What O Magazine really tells us about women’s magazines.

Now of course I’m not naive enough to believe that women’s magazines are produced for anything other than profit. But this week when ‘O’ magazine told its readers that crop tops were ONLY to be worn if you had a flat stomach it did confirm what I had long to begun to suspect.

Women’s media isn’t their to champion and inspire women, it is there to remind us that we aren’t quite good enough.

It seems odd to have so many shelves of publications, run by women with the sole purpose of putting other women down, it is little wonder why we still struggle with gender equality when we can’t even back our own team.

But ‘O’ isn’t the only guilty party, they simply made the mistake of saying it out loud. Women’s magazines are as a rule generally much smarter at subliminally reminding you that you will never quite be ‘right’. From the one size advertising pushed within its pages to the constant barrage of diet tips, new wardrobe must haves, latest beauty trends and miracle treatments (who cares if a vampire facial literally makes you bleed right – you NEED this so you can be better) we have a whole fashion, beauty and diet industry based on striving to be anyone but who you are right now.

We can call it aspiration if you want and there is nothing wrong with wanting to change.

But I have always believed that any change you want has to come from within and should come from the desire to improve your quality of life in some way not because someone else has told you month after month that you don’t measure up.

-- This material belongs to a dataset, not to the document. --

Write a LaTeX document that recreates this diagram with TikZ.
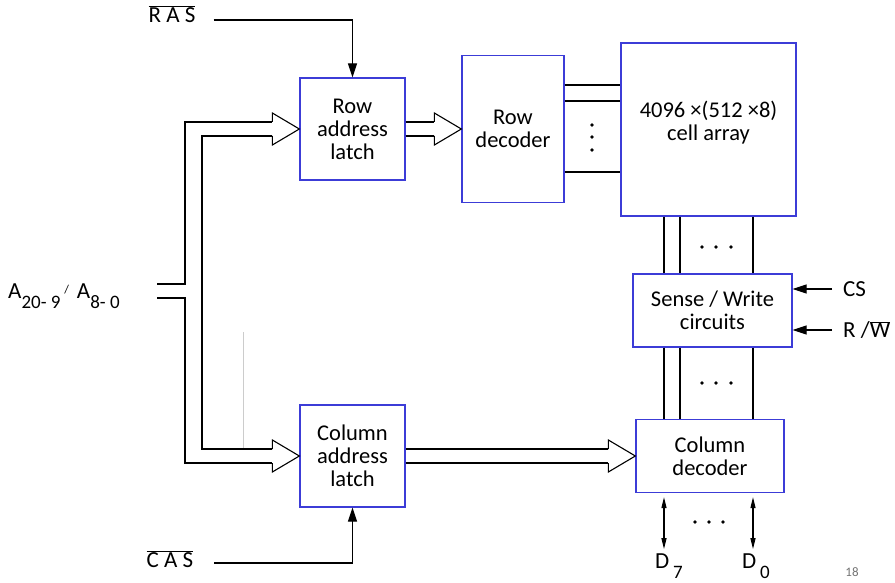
\documentclass[tikz,border=0pt]{standalone}
\usepackage{fontspec}
\setmainfont{Carlito}
\usetikzlibrary{arrows.meta,calc}
\definecolor{boxblue}{RGB}{60,60,215}
\newcommand{\lowsub}[1]{\raisebox{-0.45em}{\fontsize{19}{19}\selectfont #1}}
\tikzset{
  blk/.style={rectangle, draw=boxblue, line width=1.3pt, align=center,
    inner sep=0pt, font=\fontsize{22.5}{23}\selectfont},
  lbl/.style={inner sep=1pt, font=\fontsize{23}{23}\selectfont},
  wire/.style={line width=1.1pt, draw=black},
  sig/.style={wire, -{Triangle[length=14pt,width=9pt]}},
  io/.style={wire, {Triangle[length=11pt,width=5pt]}-{Triangle[length=11pt,width=5pt]}},
  bushead/.pic={\draw[wire, line join=miter] (-27,-7) -- (-27,-16) -- (0,0) -- (-27,16) -- (-27,7);},
}

\begin{document}
\begin{tikzpicture}[x=1pt, y=-1pt]
  \useasboundingbox (0,0) rectangle (895,583);
  % blocks
  \node[blk, minimum width=105pt, minimum height=102pt] (rlatch) at (352.5,129) {Row\\address\\latch};
  \node[blk, minimum width=102pt, minimum height=147pt] (rdec) at (513,129) {Row\\decoder};
  \node[blk, minimum width=175pt, minimum height=173pt,
    label={[blk, draw=none, yshift=7pt]center:{4096 ×(512 ×8)\\cell array}}] (cells) at (708.5,129.5) {};
  \node[blk, minimum width=159pt, minimum height=73pt] (sw) at (712.5,310.5) {Sense / Write\\circuits};
  \node[blk, minimum width=148pt, minimum height=73pt] (cdec) at (710,456) {Column\\decoder};
  \node[blk, minimum width=105pt, minimum height=102pt] (clatch) at (352.5,456) {Column\\address\\latch};

  % labels
  \node[lbl] (ras) at (172,14) {$\overline{\hbox{R A S}}$};
  \node[lbl] (cas) at (170,559) {$\overline{\hbox{C A S}}$};
  \node[lbl, anchor=base west] (addr) at (7,298)
    {A\lowsub{20- 9}\,\raisebox{5pt}{\fontsize{12}{12}\selectfont /}\hspace{8pt}A\lowsub{8- 0}};
  \node[lbl, anchor=west] (cs) at (842,289) {CS};
  \node[lbl, anchor=west] (rw) at (842,330) {R /$\overline{\hbox{W}}$};
  \node[lbl, anchor=base west] (d7) at (654,568) {D\,\lowsub{7}};
  \node[lbl, anchor=base west] (d0) at (741,568) {D\,\lowsub{0}};
  \node[inner sep=0pt, text=black!55, font=\fontsize{13}{13}\selectfont] (page) at (852,572) {18};

  % address bus
  \coordinate (bus) at (157,291);
  \coordinate (vo) at (185,291);
  \coordinate (vi) at (202,291);
  \draw[wire] ($(bus)+(0,-7)$) -| ($(vo)+(0,-7)$) |- ($(rlatch.west)+(-27,-7)$);
  \draw[wire] ($(bus)+(0,7)$) -| ($(vo)+(0,7)$) |- ($(clatch.west)+(-27,7)$);
  \draw[wire] ($(rlatch.west)+(-27,7)$) -| (vi) |- ($(clatch.west)+(-27,-7)$);
  \draw[black!20, line width=0.6pt] (243,332) -- (243,448);
  \pic at (rlatch.west) {bushead};
  \pic at (clatch.west) {bushead};
  \draw[wire] ($(rlatch.east)+(0,-7)$) -- ($(rdec.west)+(-27,-7)$);
  \draw[wire] ($(rlatch.east)+(0,7)$) -- ($(rdec.west)+(-27,7)$);
  \pic at (rdec.west) {bushead};
  \draw[wire] ($(clatch.east)+(0,-7)$) -- ($(cdec.west)+(-27,-7)$);
  \draw[wire] ($(clatch.east)+(0,7)$) -- ($(cdec.west)+(-27,7)$);
  \pic at (cdec.west) {bushead};

  % strobes and controls
  \draw[sig] ($(ras.east)+(17,6)$) -| (rlatch.north);
  \draw[sig] ($(cas.east)+(20,4)$) -| (clatch.south);
  \draw[sig, shorten <=10pt] (cs.west) -- (cs.west -| sw.east);
  \draw[sig, shorten <=10pt] (rw.west) -- (rw.west -| sw.east);

  % word lines
  \foreach \y in {85,101,172}
    \draw[wire] (rdec.east |- 0,\y) -- (cells.west |- 0,\y);
  \foreach \y in {125,137,150}
    \fill (592,\y) circle (1.8pt);

  % bit lines
  \coordinate (b7) at (664,0);
  \coordinate (b6) at (680,0);
  \coordinate (b0) at (753,0);
  \foreach \b in {b7,b6,b0} {
    \draw[wire] (\b |- cells.south) -- (\b |- sw.north);
    \draw[wire] (\b |- sw.south) -- (\b |- cdec.north);
  }
  \foreach \x in {702,716,731} {
    \fill (\x,247) circle (1.8pt);
    \fill (\x,383) circle (1.8pt);
  }

  % data lines
  \draw[io] ($(b7 |- cdec.south)+(0,4)$) -- ++(0,52);
  \draw[io] ($(b0 |- cdec.south)+(0,4)$) -- ++(0,52);
  \foreach \x in {695,709,723}
    \fill (\x,522) circle (1.8pt);
\end{tikzpicture}
\end{document}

There is nothing media love more than jumping on a bandwagon and when the Protein World ads decorated london at the start of swimwear season it seemed just a little hypocritical that so many women’s magazines were up in arms. After all how many bikini ready features fill up your favourite glossy as soon as April begins? Prepping you to get that all important, buffed, toned, peeled, cellulite free derriere before popping on your bikini.

The truth is the media industry is pretty messed up and it feels like a body image war is still ragging. I just wish that big magazines saw CSR (corporate social responsibility) as a real thing and not another tick box exercise. They need to realise that if anyone was in the position to really make women love themselves, well they have a starring role and its about time they started using it.